Source code of charts
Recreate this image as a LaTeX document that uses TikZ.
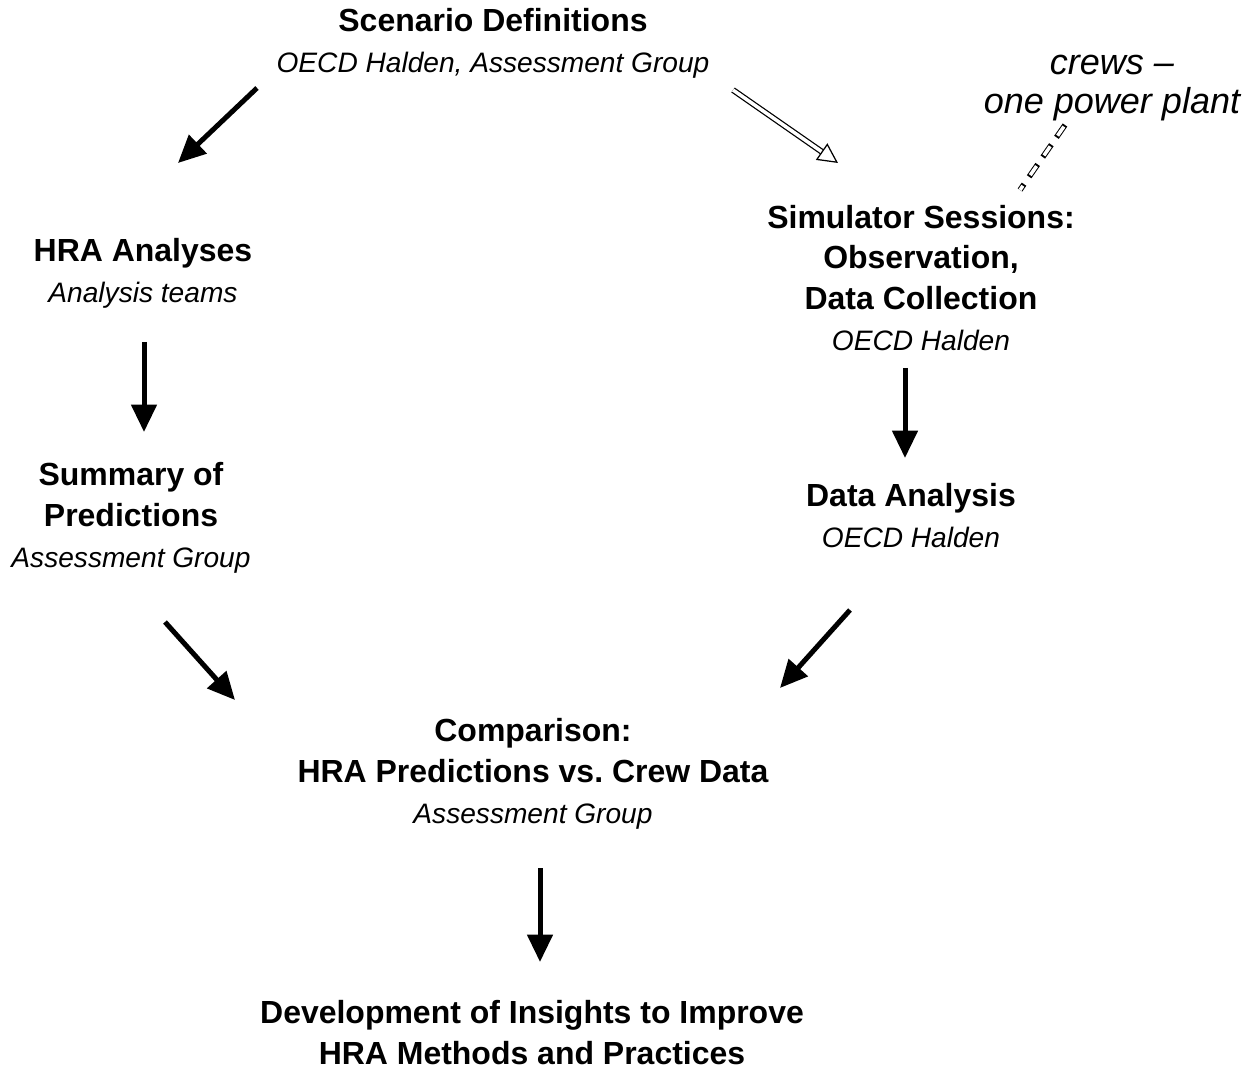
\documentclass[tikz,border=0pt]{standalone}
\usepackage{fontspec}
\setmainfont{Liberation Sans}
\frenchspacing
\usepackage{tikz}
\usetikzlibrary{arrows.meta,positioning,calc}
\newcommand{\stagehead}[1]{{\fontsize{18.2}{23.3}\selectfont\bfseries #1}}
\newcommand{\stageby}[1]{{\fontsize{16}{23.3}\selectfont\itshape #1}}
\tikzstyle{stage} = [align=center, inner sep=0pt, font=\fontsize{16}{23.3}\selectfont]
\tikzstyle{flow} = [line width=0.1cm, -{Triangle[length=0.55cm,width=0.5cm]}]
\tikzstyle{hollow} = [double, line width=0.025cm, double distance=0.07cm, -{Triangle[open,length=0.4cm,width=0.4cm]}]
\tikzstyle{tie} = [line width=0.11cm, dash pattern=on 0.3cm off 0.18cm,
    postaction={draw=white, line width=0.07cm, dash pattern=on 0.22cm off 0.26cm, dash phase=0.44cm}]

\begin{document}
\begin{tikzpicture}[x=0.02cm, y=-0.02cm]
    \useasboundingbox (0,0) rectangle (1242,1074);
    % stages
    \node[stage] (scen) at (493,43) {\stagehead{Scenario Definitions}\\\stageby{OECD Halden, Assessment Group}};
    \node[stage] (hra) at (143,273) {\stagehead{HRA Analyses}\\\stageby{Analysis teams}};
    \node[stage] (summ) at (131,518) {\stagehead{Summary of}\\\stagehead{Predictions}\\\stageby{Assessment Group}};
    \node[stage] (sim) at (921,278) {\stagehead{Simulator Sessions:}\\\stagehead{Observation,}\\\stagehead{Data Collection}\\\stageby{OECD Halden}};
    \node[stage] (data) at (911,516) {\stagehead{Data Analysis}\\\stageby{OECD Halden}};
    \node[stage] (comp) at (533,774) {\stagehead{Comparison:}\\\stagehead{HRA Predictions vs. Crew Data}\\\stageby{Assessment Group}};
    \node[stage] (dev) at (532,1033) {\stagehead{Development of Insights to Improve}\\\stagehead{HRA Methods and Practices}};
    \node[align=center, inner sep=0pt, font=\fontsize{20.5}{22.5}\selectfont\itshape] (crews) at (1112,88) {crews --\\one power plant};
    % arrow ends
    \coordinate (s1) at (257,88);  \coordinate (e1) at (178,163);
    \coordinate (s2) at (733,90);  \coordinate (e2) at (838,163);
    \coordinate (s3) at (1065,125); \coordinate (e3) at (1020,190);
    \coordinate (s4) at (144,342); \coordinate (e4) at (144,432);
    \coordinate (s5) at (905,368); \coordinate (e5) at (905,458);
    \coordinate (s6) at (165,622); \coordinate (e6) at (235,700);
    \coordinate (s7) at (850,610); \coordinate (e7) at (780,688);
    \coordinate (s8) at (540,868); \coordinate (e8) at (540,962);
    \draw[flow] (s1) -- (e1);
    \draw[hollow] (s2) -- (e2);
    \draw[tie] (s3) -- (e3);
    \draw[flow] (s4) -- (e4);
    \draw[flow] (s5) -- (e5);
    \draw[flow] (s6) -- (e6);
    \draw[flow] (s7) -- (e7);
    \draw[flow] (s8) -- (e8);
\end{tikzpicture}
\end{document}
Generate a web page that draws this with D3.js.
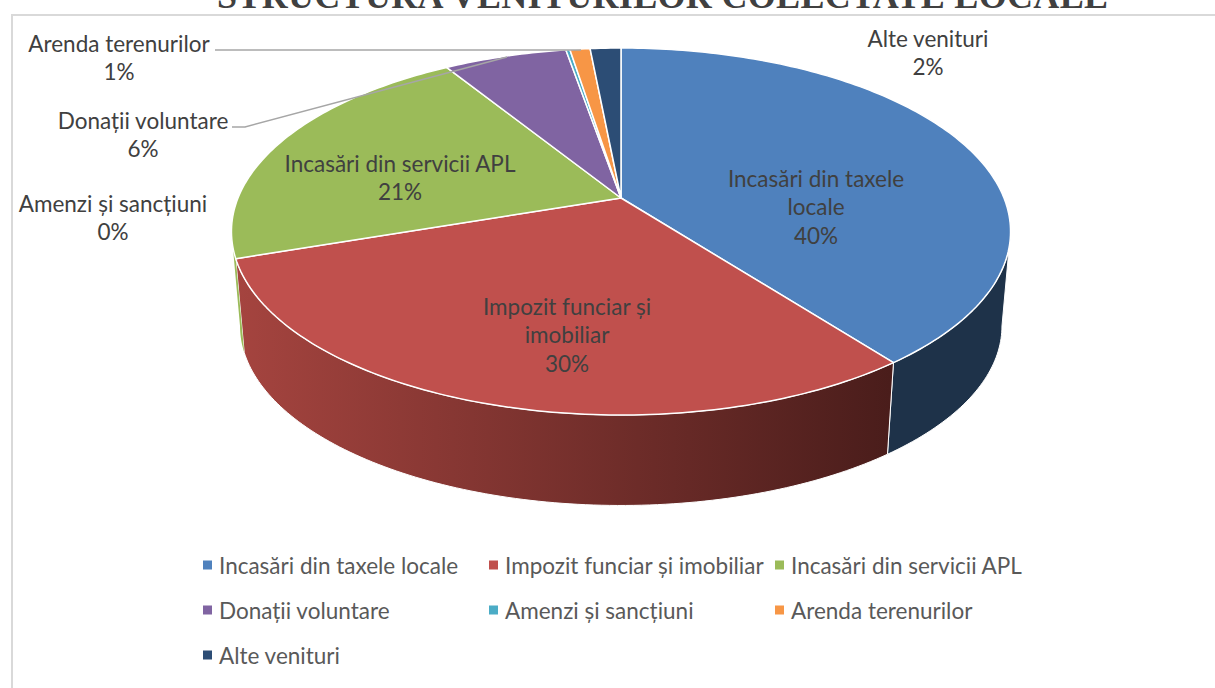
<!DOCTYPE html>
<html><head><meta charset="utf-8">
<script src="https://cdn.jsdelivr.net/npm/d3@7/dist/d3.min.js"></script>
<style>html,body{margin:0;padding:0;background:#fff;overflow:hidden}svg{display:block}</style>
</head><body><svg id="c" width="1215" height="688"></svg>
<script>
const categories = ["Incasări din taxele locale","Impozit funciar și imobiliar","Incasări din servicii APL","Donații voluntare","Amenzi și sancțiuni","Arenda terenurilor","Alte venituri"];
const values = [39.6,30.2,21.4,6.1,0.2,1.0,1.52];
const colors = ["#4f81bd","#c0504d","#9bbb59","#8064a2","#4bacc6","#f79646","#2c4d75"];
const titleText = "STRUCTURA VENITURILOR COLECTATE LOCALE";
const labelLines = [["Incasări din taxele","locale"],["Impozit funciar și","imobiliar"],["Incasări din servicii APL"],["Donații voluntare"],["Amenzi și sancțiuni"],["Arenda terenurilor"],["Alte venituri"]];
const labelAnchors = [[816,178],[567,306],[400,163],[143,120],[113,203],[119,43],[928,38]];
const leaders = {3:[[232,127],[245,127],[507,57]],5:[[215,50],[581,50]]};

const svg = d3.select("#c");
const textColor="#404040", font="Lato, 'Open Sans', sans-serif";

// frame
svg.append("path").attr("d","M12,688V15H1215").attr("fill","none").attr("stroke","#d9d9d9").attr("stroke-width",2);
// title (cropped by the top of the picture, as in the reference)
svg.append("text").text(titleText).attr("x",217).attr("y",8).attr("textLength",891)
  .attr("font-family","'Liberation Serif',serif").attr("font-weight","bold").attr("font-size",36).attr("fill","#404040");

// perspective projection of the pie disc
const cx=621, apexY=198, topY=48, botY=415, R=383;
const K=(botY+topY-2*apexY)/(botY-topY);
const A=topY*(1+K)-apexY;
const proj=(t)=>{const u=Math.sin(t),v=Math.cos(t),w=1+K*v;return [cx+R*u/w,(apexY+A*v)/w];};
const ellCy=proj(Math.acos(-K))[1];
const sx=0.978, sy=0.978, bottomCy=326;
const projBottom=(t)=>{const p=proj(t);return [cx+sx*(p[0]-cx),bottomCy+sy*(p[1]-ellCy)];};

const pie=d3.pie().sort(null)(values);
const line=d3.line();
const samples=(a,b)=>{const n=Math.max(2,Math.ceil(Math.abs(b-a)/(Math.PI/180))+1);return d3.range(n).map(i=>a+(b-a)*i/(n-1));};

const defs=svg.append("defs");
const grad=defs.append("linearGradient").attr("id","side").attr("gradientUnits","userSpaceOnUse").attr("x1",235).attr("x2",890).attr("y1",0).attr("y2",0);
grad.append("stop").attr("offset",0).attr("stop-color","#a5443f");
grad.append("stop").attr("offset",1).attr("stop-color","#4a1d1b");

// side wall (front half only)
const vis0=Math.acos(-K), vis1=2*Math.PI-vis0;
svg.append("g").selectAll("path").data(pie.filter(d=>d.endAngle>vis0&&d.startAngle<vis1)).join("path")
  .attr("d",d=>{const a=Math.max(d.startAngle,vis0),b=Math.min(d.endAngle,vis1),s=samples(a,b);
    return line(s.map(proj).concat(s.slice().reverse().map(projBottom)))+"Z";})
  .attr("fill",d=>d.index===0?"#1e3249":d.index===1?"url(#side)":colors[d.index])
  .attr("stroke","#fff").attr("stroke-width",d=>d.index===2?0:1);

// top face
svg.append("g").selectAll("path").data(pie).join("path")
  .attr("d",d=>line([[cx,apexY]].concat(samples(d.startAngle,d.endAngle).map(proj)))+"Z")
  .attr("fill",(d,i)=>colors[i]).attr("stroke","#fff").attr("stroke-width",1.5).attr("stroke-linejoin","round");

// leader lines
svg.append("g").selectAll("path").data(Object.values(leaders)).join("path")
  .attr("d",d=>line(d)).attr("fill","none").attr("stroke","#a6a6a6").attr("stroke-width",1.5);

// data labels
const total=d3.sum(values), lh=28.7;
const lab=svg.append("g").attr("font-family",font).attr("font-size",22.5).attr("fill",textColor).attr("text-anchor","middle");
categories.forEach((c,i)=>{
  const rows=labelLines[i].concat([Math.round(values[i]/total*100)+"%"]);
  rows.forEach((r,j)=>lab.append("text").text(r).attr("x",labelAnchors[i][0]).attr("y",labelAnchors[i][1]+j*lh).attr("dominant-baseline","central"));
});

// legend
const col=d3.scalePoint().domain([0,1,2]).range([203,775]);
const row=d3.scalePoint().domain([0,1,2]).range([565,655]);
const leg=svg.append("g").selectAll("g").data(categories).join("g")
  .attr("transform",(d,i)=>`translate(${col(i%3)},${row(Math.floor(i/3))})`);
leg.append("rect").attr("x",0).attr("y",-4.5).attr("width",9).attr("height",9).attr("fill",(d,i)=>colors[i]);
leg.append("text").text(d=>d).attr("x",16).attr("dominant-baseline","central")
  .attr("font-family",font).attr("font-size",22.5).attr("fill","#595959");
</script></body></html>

### AIM:
Print the data above verbatim from the first line through the line holding "line width=0.07cm, dash", leaving every picture out.

### SOLUTION FOR THIS TASK:
Recreate this image as a LaTeX document that uses TikZ.
\documentclass[tikz,border=0pt]{standalone}
\usepackage{fontspec}
\setmainfont{Liberation Sans}
\frenchspacing
\usepackage{tikz}
\usetikzlibrary{arrows.meta,positioning,calc}
\newcommand{\stagehead}[1]{{\fontsize{18.2}{23.3}\selectfont\bfseries #1}}
\newcommand{\stageby}[1]{{\fontsize{16}{23.3}\selectfont\itshape #1}}
\tikzstyle{stage} = [align=center, inner sep=0pt, font=\fontsize{16}{23.3}\selectfont]
\tikzstyle{flow} = [line width=0.1cm, -{Triangle[length=0.55cm,width=0.5cm]}]
\tikzstyle{hollow} = [double, line width=0.025cm, double distance=0.07cm, -{Triangle[open,length=0.4cm,width=0.4cm]}]
\tikzstyle{tie} = [line width=0.11cm, dash pattern=on 0.3cm off 0.18cm,
    postaction={draw=white, line width=0.07cm, dash pattern=on 0.22cm off 0.26cm, dash phase=0.44cm}]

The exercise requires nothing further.